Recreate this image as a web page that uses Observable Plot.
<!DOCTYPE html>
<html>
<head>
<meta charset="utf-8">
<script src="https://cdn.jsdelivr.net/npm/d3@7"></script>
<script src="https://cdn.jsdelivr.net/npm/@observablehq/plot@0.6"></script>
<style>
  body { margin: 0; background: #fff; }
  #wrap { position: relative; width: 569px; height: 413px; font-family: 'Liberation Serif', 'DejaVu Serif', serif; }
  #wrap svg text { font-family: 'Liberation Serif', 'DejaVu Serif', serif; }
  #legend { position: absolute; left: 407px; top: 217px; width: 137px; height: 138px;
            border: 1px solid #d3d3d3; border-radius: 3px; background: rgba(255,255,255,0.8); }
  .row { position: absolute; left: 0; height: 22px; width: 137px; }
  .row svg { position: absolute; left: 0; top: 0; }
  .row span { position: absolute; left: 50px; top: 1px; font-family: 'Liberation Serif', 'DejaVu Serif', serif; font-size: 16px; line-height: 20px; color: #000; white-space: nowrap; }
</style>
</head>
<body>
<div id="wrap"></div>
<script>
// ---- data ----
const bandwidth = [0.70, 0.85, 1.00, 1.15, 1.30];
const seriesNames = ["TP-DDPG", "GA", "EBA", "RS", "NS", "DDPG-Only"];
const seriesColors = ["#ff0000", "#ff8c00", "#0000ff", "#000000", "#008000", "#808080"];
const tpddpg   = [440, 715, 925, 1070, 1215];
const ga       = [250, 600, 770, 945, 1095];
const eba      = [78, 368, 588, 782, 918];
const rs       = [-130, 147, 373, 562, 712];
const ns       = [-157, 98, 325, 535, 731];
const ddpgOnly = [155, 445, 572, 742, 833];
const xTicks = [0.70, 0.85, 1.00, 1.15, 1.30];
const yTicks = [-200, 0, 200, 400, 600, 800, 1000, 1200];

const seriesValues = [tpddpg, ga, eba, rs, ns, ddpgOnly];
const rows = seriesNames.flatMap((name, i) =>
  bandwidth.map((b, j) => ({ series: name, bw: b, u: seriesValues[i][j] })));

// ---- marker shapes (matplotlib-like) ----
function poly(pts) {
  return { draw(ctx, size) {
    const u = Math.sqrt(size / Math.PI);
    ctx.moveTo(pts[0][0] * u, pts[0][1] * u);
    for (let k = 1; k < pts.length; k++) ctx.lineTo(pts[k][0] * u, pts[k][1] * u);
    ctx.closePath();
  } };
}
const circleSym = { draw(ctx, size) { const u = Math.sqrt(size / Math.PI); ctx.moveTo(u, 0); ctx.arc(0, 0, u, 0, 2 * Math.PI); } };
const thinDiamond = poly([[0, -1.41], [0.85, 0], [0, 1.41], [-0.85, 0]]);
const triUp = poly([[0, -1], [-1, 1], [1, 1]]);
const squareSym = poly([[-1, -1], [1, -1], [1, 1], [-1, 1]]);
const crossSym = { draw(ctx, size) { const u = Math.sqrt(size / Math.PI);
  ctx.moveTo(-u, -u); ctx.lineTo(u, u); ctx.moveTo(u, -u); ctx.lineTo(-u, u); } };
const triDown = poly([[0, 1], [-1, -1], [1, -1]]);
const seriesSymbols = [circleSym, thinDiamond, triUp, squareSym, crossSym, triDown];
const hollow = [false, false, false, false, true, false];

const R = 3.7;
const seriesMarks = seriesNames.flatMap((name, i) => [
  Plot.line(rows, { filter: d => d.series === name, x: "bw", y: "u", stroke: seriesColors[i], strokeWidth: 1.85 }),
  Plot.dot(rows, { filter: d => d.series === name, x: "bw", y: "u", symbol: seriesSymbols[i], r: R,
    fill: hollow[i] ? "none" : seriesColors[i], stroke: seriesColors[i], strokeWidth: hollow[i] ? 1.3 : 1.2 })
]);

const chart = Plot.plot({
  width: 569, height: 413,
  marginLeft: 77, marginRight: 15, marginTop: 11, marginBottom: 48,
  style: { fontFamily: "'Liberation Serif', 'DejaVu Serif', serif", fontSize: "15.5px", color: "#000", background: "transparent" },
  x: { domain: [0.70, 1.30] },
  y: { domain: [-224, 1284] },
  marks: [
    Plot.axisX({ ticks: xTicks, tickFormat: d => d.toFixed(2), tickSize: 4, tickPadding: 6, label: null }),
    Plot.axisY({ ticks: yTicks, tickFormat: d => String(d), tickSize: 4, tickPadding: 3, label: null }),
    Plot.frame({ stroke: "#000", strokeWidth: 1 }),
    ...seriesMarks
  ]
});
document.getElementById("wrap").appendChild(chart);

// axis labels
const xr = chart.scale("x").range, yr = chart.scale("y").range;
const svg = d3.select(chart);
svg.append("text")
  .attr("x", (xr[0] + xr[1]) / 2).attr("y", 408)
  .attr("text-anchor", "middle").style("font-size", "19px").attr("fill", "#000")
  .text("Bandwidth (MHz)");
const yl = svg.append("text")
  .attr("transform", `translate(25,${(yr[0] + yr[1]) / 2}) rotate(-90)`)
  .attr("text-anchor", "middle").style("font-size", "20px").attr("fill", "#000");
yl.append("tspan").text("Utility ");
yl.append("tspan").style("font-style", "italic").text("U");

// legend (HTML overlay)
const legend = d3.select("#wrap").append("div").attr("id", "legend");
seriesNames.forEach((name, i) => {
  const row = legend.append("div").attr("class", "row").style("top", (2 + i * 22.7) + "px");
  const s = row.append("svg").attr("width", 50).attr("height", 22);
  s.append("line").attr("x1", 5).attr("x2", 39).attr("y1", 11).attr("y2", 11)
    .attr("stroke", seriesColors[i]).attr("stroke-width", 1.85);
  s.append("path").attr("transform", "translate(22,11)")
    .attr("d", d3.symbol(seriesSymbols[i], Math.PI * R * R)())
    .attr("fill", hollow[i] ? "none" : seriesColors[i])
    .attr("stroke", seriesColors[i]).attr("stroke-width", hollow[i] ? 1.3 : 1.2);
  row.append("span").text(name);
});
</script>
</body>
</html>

++++++++

Problem to solve:
Write out the entire listing exactly.

Final result:
Recreate this image as a web page that uses Observable Plot.
<!DOCTYPE html>
<html>
<head>
<meta charset="utf-8">
<script src="https://cdn.jsdelivr.net/npm/d3@7"></script>
<script src="https://cdn.jsdelivr.net/npm/@observablehq/plot@0.6"></script>
<style>
  body { margin: 0; background: #fff; }
  #wrap { position: relative; width: 569px; height: 413px; font-family: 'Liberation Serif', 'DejaVu Serif', serif; }
  #wrap svg text { font-family: 'Liberation Serif', 'DejaVu Serif', serif; }
  #legend { position: absolute; left: 407px; top: 217px; width: 137px; height: 138px;
            border: 1px solid #d3d3d3; border-radius: 3px; background: rgba(255,255,255,0.8); }
  .row { position: absolute; left: 0; height: 22px; width: 137px; }
  .row svg { position: absolute; left: 0; top: 0; }
  .row span { position: absolute; left: 50px; top: 1px; font-family: 'Liberation Serif', 'DejaVu Serif', serif; font-size: 16px; line-height: 20px; color: #000; white-space: nowrap; }
</style>
</head>
<body>
<div id="wrap"></div>
<script>
// ---- data ----
const bandwidth = [0.70, 0.85, 1.00, 1.15, 1.30];
const seriesNames = ["TP-DDPG", "GA", "EBA", "RS", "NS", "DDPG-Only"];
const seriesColors = ["#ff0000", "#ff8c00", "#0000ff", "#000000", "#008000", "#808080"];
const tpddpg   = [440, 715, 925, 1070, 1215];
const ga       = [250, 600, 770, 945, 1095];
const eba      = [78, 368, 588, 782, 918];
const rs       = [-130, 147, 373, 562, 712];
const ns       = [-157, 98, 325, 535, 731];
const ddpgOnly = [155, 445, 572, 742, 833];
const xTicks = [0.70, 0.85, 1.00, 1.15, 1.30];
const yTicks = [-200, 0, 200, 400, 600, 800, 1000, 1200];

const seriesValues = [tpddpg, ga, eba, rs, ns, ddpgOnly];
const rows = seriesNames.flatMap((name, i) =>
  bandwidth.map((b, j) => ({ series: name, bw: b, u: seriesValues[i][j] })));

// ---- marker shapes (matplotlib-like) ----
function poly(pts) {
  return { draw(ctx, size) {
    const u = Math.sqrt(size / Math.PI);
    ctx.moveTo(pts[0][0] * u, pts[0][1] * u);
    for (let k = 1; k < pts.length; k++) ctx.lineTo(pts[k][0] * u, pts[k][1] * u);
    ctx.closePath();
  } };
}
const circleSym = { draw(ctx, size) { const u = Math.sqrt(size / Math.PI); ctx.moveTo(u, 0); ctx.arc(0, 0, u, 0, 2 * Math.PI); } };
const thinDiamond = poly([[0, -1.41], [0.85, 0], [0, 1.41], [-0.85, 0]]);
const triUp = poly([[0, -1], [-1, 1], [1, 1]]);
const squareSym = poly([[-1, -1], [1, -1], [1, 1], [-1, 1]]);
const crossSym = { draw(ctx, size) { const u = Math.sqrt(size / Math.PI);
  ctx.moveTo(-u, -u); ctx.lineTo(u, u); ctx.moveTo(u, -u); ctx.lineTo(-u, u); } };
const triDown = poly([[0, 1], [-1, -1], [1, -1]]);
const seriesSymbols = [circleSym, thinDiamond, triUp, squareSym, crossSym, triDown];
const hollow = [false, false, false, false, true, false];

const R = 3.7;
const seriesMarks = seriesNames.flatMap((name, i) => [
  Plot.line(rows, { filter: d => d.series === name, x: "bw", y: "u", stroke: seriesColors[i], strokeWidth: 1.85 }),
  Plot.dot(rows, { filter: d => d.series === name, x: "bw", y: "u", symbol: seriesSymbols[i], r: R,
    fill: hollow[i] ? "none" : seriesColors[i], stroke: seriesColors[i], strokeWidth: hollow[i] ? 1.3 : 1.2 })
]);

const chart = Plot.plot({
  width: 569, height: 413,
  marginLeft: 77, marginRight: 15, marginTop: 11, marginBottom: 48,
  style: { fontFamily: "'Liberation Serif', 'DejaVu Serif', serif", fontSize: "15.5px", color: "#000", background: "transparent" },
  x: { domain: [0.70, 1.30] },
  y: { domain: [-224, 1284] },
  marks: [
    Plot.axisX({ ticks: xTicks, tickFormat: d => d.toFixed(2), tickSize: 4, tickPadding: 6, label: null }),
    Plot.axisY({ ticks: yTicks, tickFormat: d => String(d), tickSize: 4, tickPadding: 3, label: null }),
    Plot.frame({ stroke: "#000", strokeWidth: 1 }),
    ...seriesMarks
  ]
});
document.getElementById("wrap").appendChild(chart);

// axis labels
const xr = chart.scale("x").range, yr = chart.scale("y").range;
const svg = d3.select(chart);
svg.append("text")
  .attr("x", (xr[0] + xr[1]) / 2).attr("y", 408)
  .attr("text-anchor", "middle").style("font-size", "19px").attr("fill", "#000")
  .text("Bandwidth (MHz)");
const yl = svg.append("text")
  .attr("transform", `translate(25,${(yr[0] + yr[1]) / 2}) rotate(-90)`)
  .attr("text-anchor", "middle").style("font-size", "20px").attr("fill", "#000");
yl.append("tspan").text("Utility ");
yl.append("tspan").style("font-style", "italic").text("U");

// legend (HTML overlay)
const legend = d3.select("#wrap").append("div").attr("id", "legend");
seriesNames.forEach((name, i) => {
  const row = legend.append("div").attr("class", "row").style("top", (2 + i * 22.7) + "px");
  const s = row.append("svg").attr("width", 50).attr("height", 22);
  s.append("line").attr("x1", 5).attr("x2", 39).attr("y1", 11).attr("y2", 11)
    .attr("stroke", seriesColors[i]).attr("stroke-width", 1.85);
  s.append("path").attr("transform", "translate(22,11)")
    .attr("d", d3.symbol(seriesSymbols[i], Math.PI * R * R)())
    .attr("fill", hollow[i] ? "none" : seriesColors[i])
    .attr("stroke", seriesColors[i]).attr("stroke-width", hollow[i] ? 1.3 : 1.2);
  row.append("span").text(name);
});
</script>
</body>
</html>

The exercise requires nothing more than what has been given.